What is expected:
Every line containing the word "matplotlib" needs to be found and copied.

---------- Collected data

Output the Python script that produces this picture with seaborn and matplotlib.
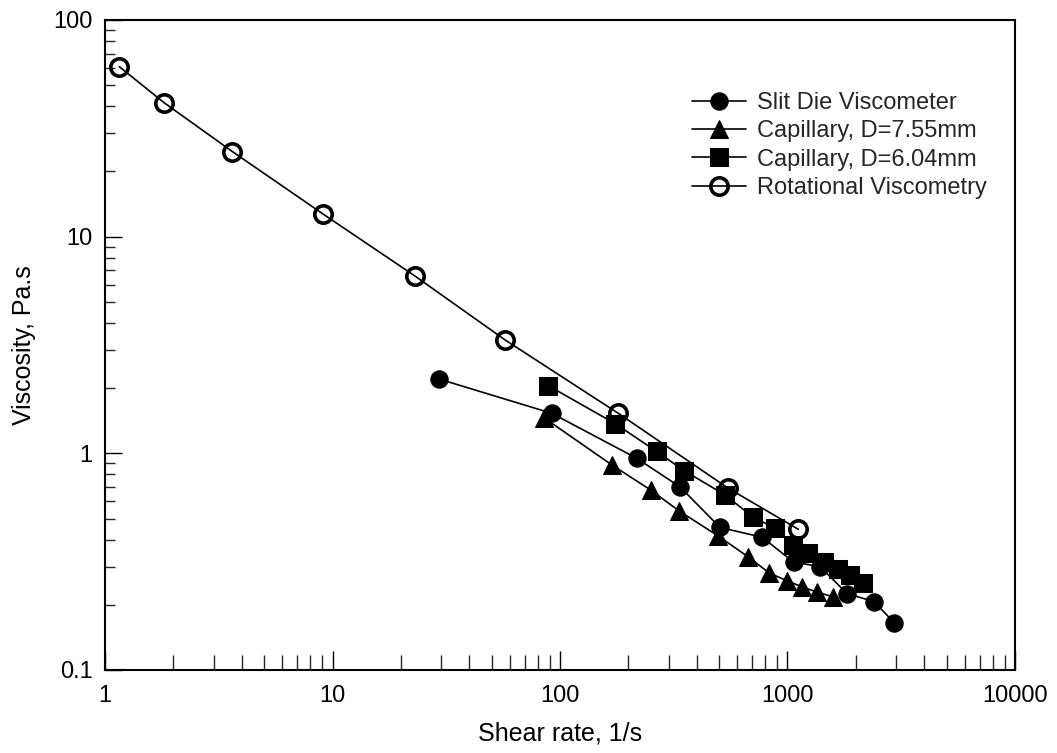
import matplotlib
matplotlib.use("Agg")
import matplotlib.pyplot as plt
import seaborn as sns
import numpy as np
import pandas as pd
from matplotlib.ticker import FixedLocator, FixedFormatter, LogLocator, NullFormatter

sns.set_theme(style="white")
plt.rcParams["font.family"] = ["Liberation Sans", "DejaVu Sans"]

# Viscosity curves (shear rate in 1/s, viscosity in Pa.s)
slit_rate = [29.5, 92, 217, 337, 505, 773, 1063, 1390, 1830, 2400, 2940]
slit_visc = [2.2, 1.53, 0.95, 0.70, 0.455, 0.41, 0.315, 0.30, 0.225, 0.207, 0.1655]

cap755_rate = [85, 169, 250, 334, 495, 671, 829, 995, 1158, 1348, 1585]
cap755_visc = [1.46, 0.884, 0.678, 0.542, 0.416, 0.333, 0.281, 0.258, 0.242, 0.229, 0.2175]

cap604_rate = [89, 175, 266, 351, 531, 702, 881, 1057, 1230, 1447, 1667, 1883, 2147]
cap604_visc = [2.05, 1.37, 1.02, 0.832, 0.643, 0.510, 0.451, 0.378, 0.347, 0.315, 0.293, 0.275, 0.252]

rot_rate = [1.156, 1.82, 3.63, 9.11, 23.0, 57.3, 180.4, 549, 1116]
rot_visc = [60.9, 41.5, 24.7, 12.7, 6.59, 3.34, 1.53, 0.690, 0.446]

series_names = ["Slit Die Viscometer", "Capillary, D=7.55mm",
                "Capillary, D=6.04mm", "Rotational Viscometry"]

fig = plt.figure(figsize=(10.57, 7.53), dpi=100)
ax = fig.add_axes([105 / 1057, 1 - 670 / 753, 910 / 1057, 650 / 753])

common = dict(color="black", linewidth=1.2, markersize=12.5, sort=False,
              estimator=None, ax=ax)

sns.lineplot(x=slit_rate, y=slit_visc, marker="o", markeredgecolor="black",
             markerfacecolor="black", label=series_names[0], **common)
sns.lineplot(x=cap755_rate, y=cap755_visc, marker="^", markeredgecolor="black",
             markerfacecolor="black", label=series_names[1], **common)
sns.lineplot(x=cap604_rate, y=cap604_visc, marker="s", markeredgecolor="black",
             markerfacecolor="black", label=series_names[2], **common)
sns.lineplot(x=rot_rate, y=rot_visc, marker="o", markeredgecolor="black",
             markerfacecolor="none", markeredgewidth=2.6,
             label=series_names[3], **common)

ax.set_xscale("log")
ax.set_yscale("log")
ax.set_xlim(1, 10000)
ax.set_ylim(0.1, 100)

x_ticks = [1, 10, 100, 1000, 10000]
x_labels = ["1", "10", "100", "1000", "10000"]
y_ticks = [0.1, 1, 10, 100]
y_labels = ["0.1", "1", "10", "100"]

ax.xaxis.set_major_locator(FixedLocator(x_ticks))
ax.xaxis.set_major_formatter(FixedFormatter(x_labels))
ax.yaxis.set_major_locator(FixedLocator(y_ticks))
ax.yaxis.set_major_formatter(FixedFormatter(y_labels))
ax.xaxis.set_minor_locator(LogLocator(base=10, subs=np.arange(2, 10)))
ax.yaxis.set_minor_locator(LogLocator(base=10, subs=np.arange(2, 10)))
ax.xaxis.set_minor_formatter(NullFormatter())
ax.yaxis.set_minor_formatter(NullFormatter())

ax.tick_params(axis="x", which="major", direction="in", length=14, width=1.0,
               bottom=True, top=False, labelsize=17, pad=11, colors="black")
ax.tick_params(axis="x", which="minor", direction="in", length=11, width=1.0,
               bottom=True, top=False)
ax.tick_params(axis="y", which="major", direction="in", length=12, width=1.0,
               left=True, right=False, labelsize=17, pad=9, colors="black")
ax.tick_params(axis="y", which="minor", direction="in", length=7, width=1.0,
               left=True, right=False)

for side in ["left", "bottom", "top", "right"]:
    ax.spines[side].set_color("black")
    ax.spines[side].set_linewidth(1.5)
    ax.spines[side].set_visible(True)

ax.set_xlabel("Shear rate, 1/s", fontsize=18, labelpad=10, color="black")
ax.set_ylabel("Viscosity, Pa.s", fontsize=18, labelpad=12, color="black")

leg = ax.legend(loc="upper left", bbox_to_anchor=((692 - 105) / 910, (670 - 92) / 650),
                frameon=False, fontsize=17, handlelength=2.3, handletextpad=0.45,
                labelspacing=0.27, borderpad=0, borderaxespad=0, markerscale=1.0)

fig.savefig("out.png", dpi=100, facecolor="white")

--------------------

Right answer:
Output the Python script that produces this picture with seaborn and matplotlib.
import matplotlib
matplotlib.use("Agg")
import matplotlib.pyplot as plt
from matplotlib.ticker import FixedLocator, FixedFormatter, LogLocator, NullFormatter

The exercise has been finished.